Tuesday, September 10, 2024
10:30 AM - 11:00 AM
Location Name
The Nuts and Bolts of Adsorption Piloting for PFAS Treatment
Drinking Water Treatment

As the industry reacts and adjusts to the proposed National Primary Drinking Water Regulation for six PFAS, many water purveyors will be affected by the regulation. For many utilities, activated carbon adsorption and/or ion exchange resins will be the preferred treatment technologies. Piloting is a longstanding tool in the refinement of treatment alternatives. Historically, media piloting has been mostly focused on particle removal by granular media filtration or biofiltration. To meet the current challenge, utilities may need to perform adsorption piloting. Adsorption piloting poses unique design, operational, and sampling requirements that differ from the more common filtration-based pilots.
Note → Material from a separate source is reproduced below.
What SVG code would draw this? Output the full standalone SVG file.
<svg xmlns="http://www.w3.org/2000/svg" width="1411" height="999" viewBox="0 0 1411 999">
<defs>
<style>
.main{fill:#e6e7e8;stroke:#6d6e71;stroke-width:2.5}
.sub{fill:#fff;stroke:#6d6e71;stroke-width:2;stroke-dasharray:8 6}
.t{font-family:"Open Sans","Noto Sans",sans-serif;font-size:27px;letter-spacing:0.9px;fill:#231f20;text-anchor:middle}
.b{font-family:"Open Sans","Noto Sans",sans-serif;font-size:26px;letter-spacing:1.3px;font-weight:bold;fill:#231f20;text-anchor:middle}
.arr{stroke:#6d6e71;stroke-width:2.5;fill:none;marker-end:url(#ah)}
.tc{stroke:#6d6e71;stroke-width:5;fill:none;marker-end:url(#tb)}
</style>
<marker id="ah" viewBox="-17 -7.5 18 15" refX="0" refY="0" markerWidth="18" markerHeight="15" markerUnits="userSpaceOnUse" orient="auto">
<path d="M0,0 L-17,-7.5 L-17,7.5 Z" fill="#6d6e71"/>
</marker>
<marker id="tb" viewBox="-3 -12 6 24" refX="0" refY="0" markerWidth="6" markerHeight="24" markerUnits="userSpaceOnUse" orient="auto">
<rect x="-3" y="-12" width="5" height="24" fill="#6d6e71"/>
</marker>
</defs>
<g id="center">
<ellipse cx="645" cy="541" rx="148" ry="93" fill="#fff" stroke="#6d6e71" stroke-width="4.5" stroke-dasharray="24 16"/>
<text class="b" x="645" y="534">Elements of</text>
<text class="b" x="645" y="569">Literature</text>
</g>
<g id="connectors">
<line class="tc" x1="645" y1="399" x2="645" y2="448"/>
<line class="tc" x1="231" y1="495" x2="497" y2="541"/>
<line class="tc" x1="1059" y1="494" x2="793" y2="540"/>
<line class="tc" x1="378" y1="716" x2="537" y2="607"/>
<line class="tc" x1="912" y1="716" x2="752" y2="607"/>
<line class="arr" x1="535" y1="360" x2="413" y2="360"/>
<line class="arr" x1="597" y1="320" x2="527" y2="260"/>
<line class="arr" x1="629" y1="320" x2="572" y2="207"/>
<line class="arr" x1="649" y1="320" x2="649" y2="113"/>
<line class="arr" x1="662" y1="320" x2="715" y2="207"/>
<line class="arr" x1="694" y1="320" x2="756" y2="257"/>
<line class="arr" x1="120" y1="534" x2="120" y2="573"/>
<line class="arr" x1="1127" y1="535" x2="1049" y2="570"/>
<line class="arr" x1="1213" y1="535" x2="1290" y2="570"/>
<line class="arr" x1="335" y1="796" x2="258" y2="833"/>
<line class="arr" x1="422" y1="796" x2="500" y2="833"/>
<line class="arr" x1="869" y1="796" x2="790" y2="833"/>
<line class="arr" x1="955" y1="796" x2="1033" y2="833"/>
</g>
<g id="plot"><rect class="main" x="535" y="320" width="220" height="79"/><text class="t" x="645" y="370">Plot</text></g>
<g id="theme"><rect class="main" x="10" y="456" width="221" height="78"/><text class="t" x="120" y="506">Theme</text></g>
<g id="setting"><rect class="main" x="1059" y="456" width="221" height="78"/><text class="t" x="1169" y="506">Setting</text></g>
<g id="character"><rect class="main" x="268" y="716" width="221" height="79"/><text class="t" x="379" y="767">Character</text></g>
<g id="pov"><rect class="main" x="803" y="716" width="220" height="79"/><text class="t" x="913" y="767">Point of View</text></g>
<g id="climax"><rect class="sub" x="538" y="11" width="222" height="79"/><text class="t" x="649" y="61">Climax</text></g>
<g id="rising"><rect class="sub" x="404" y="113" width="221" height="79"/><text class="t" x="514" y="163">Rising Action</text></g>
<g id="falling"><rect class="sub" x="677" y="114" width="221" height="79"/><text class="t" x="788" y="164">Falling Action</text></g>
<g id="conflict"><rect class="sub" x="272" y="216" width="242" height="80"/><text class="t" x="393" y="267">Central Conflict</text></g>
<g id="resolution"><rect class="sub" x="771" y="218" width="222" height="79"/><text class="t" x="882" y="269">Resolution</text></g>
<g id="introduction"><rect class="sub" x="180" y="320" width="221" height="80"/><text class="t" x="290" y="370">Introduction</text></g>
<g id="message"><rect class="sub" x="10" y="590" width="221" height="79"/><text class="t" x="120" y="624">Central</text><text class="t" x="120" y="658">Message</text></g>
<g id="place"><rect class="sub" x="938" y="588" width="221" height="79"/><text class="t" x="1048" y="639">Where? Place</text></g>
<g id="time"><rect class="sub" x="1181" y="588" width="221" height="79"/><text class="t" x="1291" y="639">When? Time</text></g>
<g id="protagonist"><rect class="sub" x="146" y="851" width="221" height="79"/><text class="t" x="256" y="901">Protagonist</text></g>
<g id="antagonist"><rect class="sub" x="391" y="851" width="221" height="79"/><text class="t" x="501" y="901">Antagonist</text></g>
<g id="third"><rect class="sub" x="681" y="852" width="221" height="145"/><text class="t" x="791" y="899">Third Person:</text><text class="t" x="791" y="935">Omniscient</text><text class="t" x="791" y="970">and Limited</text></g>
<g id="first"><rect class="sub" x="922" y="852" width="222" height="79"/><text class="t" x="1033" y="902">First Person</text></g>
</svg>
There is a robust and ever-growing body of knowledge on treatment alternatives and performance predictions for PFAS treatment, therefore this paper will not focus on selecting the alternatives for PFAS treatment. Depending on water sources and quality and regulatory environment, piloting may be required as part of the treatment selection. When piloting is required, being aware of the design and operational challenges of a success adsorption pilot will help ensure a successful pilot. This paper will discuss the design, operational, and sampling elements that owners should be cognizant of prior to beginning an adsorption pilot for PFAS removal. It will compare and contrast adsorption piloting to the more familiar practice of granular media piloting. Additionally, it will present case studies of how small and large utilities have approached their adsorption pilots to meet their PFAS treatment needs.